__Your objective__.
Will you output all of the data below exactly, omitting the images?
--
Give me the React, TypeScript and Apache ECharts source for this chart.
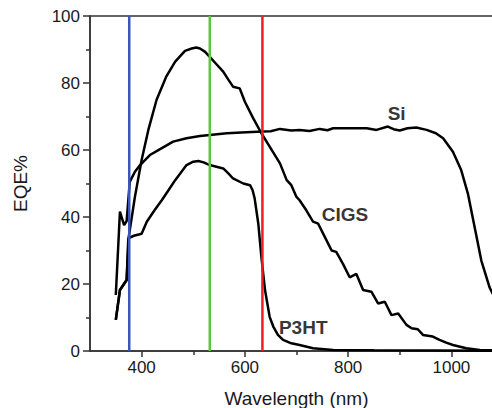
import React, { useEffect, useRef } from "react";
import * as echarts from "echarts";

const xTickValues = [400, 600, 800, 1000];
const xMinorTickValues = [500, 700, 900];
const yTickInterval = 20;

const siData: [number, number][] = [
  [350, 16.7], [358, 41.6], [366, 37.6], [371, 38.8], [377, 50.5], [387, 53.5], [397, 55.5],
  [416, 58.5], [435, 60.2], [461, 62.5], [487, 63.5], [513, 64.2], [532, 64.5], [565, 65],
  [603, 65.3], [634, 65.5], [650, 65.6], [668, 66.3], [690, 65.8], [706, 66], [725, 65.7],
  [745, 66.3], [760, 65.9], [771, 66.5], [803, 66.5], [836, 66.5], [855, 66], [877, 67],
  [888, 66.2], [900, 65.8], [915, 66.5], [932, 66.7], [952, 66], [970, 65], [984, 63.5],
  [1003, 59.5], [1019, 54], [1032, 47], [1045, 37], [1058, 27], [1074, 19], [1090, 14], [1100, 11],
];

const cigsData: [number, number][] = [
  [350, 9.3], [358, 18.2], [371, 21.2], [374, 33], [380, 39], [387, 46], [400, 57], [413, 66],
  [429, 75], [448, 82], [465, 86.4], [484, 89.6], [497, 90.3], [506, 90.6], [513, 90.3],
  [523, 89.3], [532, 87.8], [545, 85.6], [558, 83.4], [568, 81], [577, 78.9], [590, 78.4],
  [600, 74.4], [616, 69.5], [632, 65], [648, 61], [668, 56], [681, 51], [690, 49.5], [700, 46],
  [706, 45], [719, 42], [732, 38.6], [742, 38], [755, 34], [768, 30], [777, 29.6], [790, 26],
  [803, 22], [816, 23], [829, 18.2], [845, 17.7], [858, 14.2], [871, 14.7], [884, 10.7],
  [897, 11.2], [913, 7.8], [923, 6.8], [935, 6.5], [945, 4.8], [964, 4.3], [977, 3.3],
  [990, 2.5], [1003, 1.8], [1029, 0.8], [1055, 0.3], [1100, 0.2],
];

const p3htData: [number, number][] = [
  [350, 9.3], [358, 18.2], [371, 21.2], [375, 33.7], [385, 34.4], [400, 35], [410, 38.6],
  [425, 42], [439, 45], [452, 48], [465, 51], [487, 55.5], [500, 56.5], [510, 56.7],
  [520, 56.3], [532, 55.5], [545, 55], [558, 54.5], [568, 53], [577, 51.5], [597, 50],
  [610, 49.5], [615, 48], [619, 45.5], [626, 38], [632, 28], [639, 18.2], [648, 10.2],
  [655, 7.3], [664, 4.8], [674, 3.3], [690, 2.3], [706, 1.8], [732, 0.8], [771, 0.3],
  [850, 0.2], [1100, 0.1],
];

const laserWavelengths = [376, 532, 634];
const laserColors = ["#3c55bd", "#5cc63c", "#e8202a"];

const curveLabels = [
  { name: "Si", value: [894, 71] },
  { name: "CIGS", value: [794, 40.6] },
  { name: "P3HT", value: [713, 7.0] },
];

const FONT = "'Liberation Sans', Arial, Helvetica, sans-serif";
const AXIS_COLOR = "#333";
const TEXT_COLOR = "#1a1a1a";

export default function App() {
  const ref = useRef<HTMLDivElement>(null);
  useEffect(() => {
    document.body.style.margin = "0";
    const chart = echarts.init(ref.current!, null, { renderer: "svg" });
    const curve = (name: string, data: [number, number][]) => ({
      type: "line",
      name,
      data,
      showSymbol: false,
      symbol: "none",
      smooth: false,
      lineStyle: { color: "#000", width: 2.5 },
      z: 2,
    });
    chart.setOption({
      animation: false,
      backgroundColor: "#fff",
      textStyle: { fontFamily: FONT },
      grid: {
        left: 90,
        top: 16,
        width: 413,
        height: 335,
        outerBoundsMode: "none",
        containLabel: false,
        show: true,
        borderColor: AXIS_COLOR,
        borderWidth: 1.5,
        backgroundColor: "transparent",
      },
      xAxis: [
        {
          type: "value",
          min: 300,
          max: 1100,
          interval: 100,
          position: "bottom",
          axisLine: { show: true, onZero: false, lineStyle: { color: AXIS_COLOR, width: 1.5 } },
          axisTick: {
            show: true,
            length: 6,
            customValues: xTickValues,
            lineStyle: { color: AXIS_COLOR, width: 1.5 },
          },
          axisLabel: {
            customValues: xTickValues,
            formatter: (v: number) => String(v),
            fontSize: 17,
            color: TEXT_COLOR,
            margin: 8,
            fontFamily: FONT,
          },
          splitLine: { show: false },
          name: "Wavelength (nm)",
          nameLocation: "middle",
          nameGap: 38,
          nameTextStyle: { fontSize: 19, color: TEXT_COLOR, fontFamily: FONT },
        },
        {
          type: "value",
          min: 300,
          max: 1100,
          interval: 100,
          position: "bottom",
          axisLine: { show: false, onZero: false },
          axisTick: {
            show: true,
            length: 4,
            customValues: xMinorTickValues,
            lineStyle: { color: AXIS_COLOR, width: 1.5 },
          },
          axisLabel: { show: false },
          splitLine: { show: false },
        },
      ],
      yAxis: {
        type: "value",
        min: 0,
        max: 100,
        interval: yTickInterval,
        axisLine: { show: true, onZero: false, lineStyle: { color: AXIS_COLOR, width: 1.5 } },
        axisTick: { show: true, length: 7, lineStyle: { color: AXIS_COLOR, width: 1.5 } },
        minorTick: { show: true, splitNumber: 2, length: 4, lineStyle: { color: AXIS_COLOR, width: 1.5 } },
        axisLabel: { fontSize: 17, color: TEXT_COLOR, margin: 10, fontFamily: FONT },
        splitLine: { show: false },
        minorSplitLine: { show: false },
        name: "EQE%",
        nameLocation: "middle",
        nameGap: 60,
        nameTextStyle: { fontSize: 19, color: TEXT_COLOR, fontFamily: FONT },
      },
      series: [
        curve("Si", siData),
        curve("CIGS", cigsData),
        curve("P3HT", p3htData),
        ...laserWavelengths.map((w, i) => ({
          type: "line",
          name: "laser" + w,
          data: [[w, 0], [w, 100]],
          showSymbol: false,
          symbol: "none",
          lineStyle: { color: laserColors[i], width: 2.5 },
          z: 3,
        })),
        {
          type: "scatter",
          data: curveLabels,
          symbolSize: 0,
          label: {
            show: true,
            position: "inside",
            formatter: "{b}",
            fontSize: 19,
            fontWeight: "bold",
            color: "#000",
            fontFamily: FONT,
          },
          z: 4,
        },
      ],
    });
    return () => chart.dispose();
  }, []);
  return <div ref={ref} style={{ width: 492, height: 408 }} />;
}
--
__Full response__.
Give me the React, TypeScript and Apache ECharts source for this chart.
import React, { useEffect, useRef } from "react";
import * as echarts from "echarts";

const xTickValues = [400, 600, 800, 1000];
const xMinorTickValues = [500, 700, 900];
const yTickInterval = 20;

const siData: [number, number][] = [
  [350, 16.7], [358, 41.6], [366, 37.6], [371, 38.8], [377, 50.5], [387, 53.5], [397, 55.5],
  [416, 58.5], [435, 60.2], [461, 62.5], [487, 63.5], [513, 64.2], [532, 64.5], [565, 65],
  [603, 65.3], [634, 65.5], [650, 65.6], [668, 66.3], [690, 65.8], [706, 66], [725, 65.7],
  [745, 66.3], [760, 65.9], [771, 66.5], [803, 66.5], [836, 66.5], [855, 66], [877, 67],
  [888, 66.2], [900, 65.8], [915, 66.5], [932, 66.7], [952, 66], [970, 65], [984, 63.5],
  [1003, 59.5], [1019, 54], [1032, 47], [1045, 37], [1058, 27], [1074, 19], [1090, 14], [1100, 11],
];

const cigsData: [number, number][] = [
  [350, 9.3], [358, 18.2], [371, 21.2], [374, 33], [380, 39], [387, 46], [400, 57], [413, 66],
  [429, 75], [448, 82], [465, 86.4], [484, 89.6], [497, 90.3], [506, 90.6], [513, 90.3],
  [523, 89.3], [532, 87.8], [545, 85.6], [558, 83.4], [568, 81], [577, 78.9], [590, 78.4],
  [600, 74.4], [616, 69.5], [632, 65], [648, 61], [668, 56], [681, 51], [690, 49.5], [700, 46],
  [706, 45], [719, 42], [732, 38.6], [742, 38], [755, 34], [768, 30], [777, 29.6], [790, 26],
  [803, 22], [816, 23], [829, 18.2], [845, 17.7], [858, 14.2], [871, 14.7], [884, 10.7],
  [897, 11.2], [913, 7.8], [923, 6.8], [935, 6.5], [945, 4.8], [964, 4.3], [977, 3.3],
  [990, 2.5], [1003, 1.8], [1029, 0.8], [1055, 0.3], [1100, 0.2],
];

const p3htData: [number, number][] = [
  [350, 9.3], [358, 18.2], [371, 21.2], [375, 33.7], [385, 34.4], [400, 35], [410, 38.6],
  [425, 42], [439, 45], [452, 48], [465, 51], [487, 55.5], [500, 56.5], [510, 56.7],
  [520, 56.3], [532, 55.5], [545, 55], [558, 54.5], [568, 53], [577, 51.5], [597, 50],
  [610, 49.5], [615, 48], [619, 45.5], [626, 38], [632, 28], [639, 18.2], [648, 10.2],
  [655, 7.3], [664, 4.8], [674, 3.3], [690, 2.3], [706, 1.8], [732, 0.8], [771, 0.3],
  [850, 0.2], [1100, 0.1],
];

const laserWavelengths = [376, 532, 634];
const laserColors = ["#3c55bd", "#5cc63c", "#e8202a"];

const curveLabels = [
  { name: "Si", value: [894, 71] },
  { name: "CIGS", value: [794, 40.6] },
  { name: "P3HT", value: [713, 7.0] },
];

const FONT = "'Liberation Sans', Arial, Helvetica, sans-serif";
const AXIS_COLOR = "#333";
const TEXT_COLOR = "#1a1a1a";

export default function App() {
  const ref = useRef<HTMLDivElement>(null);
  useEffect(() => {
    document.body.style.margin = "0";
    const chart = echarts.init(ref.current!, null, { renderer: "svg" });
    const curve = (name: string, data: [number, number][]) => ({
      type: "line",
      name,
      data,
      showSymbol: false,
      symbol: "none",
      smooth: false,
      lineStyle: { color: "#000", width: 2.5 },
      z: 2,
    });
    chart.setOption({
      animation: false,
      backgroundColor: "#fff",
      textStyle: { fontFamily: FONT },
      grid: {
        left: 90,
        top: 16,
        width: 413,
        height: 335,
        outerBoundsMode: "none",
        containLabel: false,
        show: true,
        borderColor: AXIS_COLOR,
        borderWidth: 1.5,
        backgroundColor: "transparent",
      },
      xAxis: [
        {
          type: "value",
          min: 300,
          max: 1100,
          interval: 100,
          position: "bottom",
          axisLine: { show: true, onZero: false, lineStyle: { color: AXIS_COLOR, width: 1.5 } },
          axisTick: {
            show: true,
            length: 6,
            customValues: xTickValues,
            lineStyle: { color: AXIS_COLOR, width: 1.5 },
          },
          axisLabel: {
            customValues: xTickValues,
            formatter: (v: number) => String(v),
            fontSize: 17,
            color: TEXT_COLOR,
            margin: 8,
            fontFamily: FONT,
          },
          splitLine: { show: false },
          name: "Wavelength (nm)",
          nameLocation: "middle",
          nameGap: 38,
          nameTextStyle: { fontSize: 19, color: TEXT_COLOR, fontFamily: FONT },
        },
        {
          type: "value",
          min: 300,
          max: 1100,
          interval: 100,
          position: "bottom",
          axisLine: { show: false, onZero: false },
          axisTick: {
            show: true,
            length: 4,
            customValues: xMinorTickValues,
            lineStyle: { color: AXIS_COLOR, width: 1.5 },
          },
          axisLabel: { show: false },
          splitLine: { show: false },
        },
      ],
      yAxis: {
        type: "value",
        min: 0,
        max: 100,
        interval: yTickInterval,
        axisLine: { show: true, onZero: false, lineStyle: { color: AXIS_COLOR, width: 1.5 } },
        axisTick: { show: true, length: 7, lineStyle: { color: AXIS_COLOR, width: 1.5 } },
        minorTick: { show: true, splitNumber: 2, length: 4, lineStyle: { color: AXIS_COLOR, width: 1.5 } },
        axisLabel: { fontSize: 17, color: TEXT_COLOR, margin: 10, fontFamily: FONT },
        splitLine: { show: false },
        minorSplitLine: { show: false },
        name: "EQE%",
        nameLocation: "middle",
        nameGap: 60,
        nameTextStyle: { fontSize: 19, color: TEXT_COLOR, fontFamily: FONT },
      },
      series: [
        curve("Si", siData),
        curve("CIGS", cigsData),
        curve("P3HT", p3htData),
        ...laserWavelengths.map((w, i) => ({
          type: "line",
          name: "laser" + w,
          data: [[w, 0], [w, 100]],
          showSymbol: false,
          symbol: "none",
          lineStyle: { color: laserColors[i], width: 2.5 },
          z: 3,
        })),
        {
          type: "scatter",
          data: curveLabels,
          symbolSize: 0,
          label: {
            show: true,
            position: "inside",
            formatter: "{b}",
            fontSize: 19,
            fontWeight: "bold",
            color: "#000",
            fontFamily: FONT,
          },
          z: 4,
        },
      ],
    });
    return () => chart.dispose();
  }, []);
  return <div ref={ref} style={{ width: 492, height: 408 }} />;
}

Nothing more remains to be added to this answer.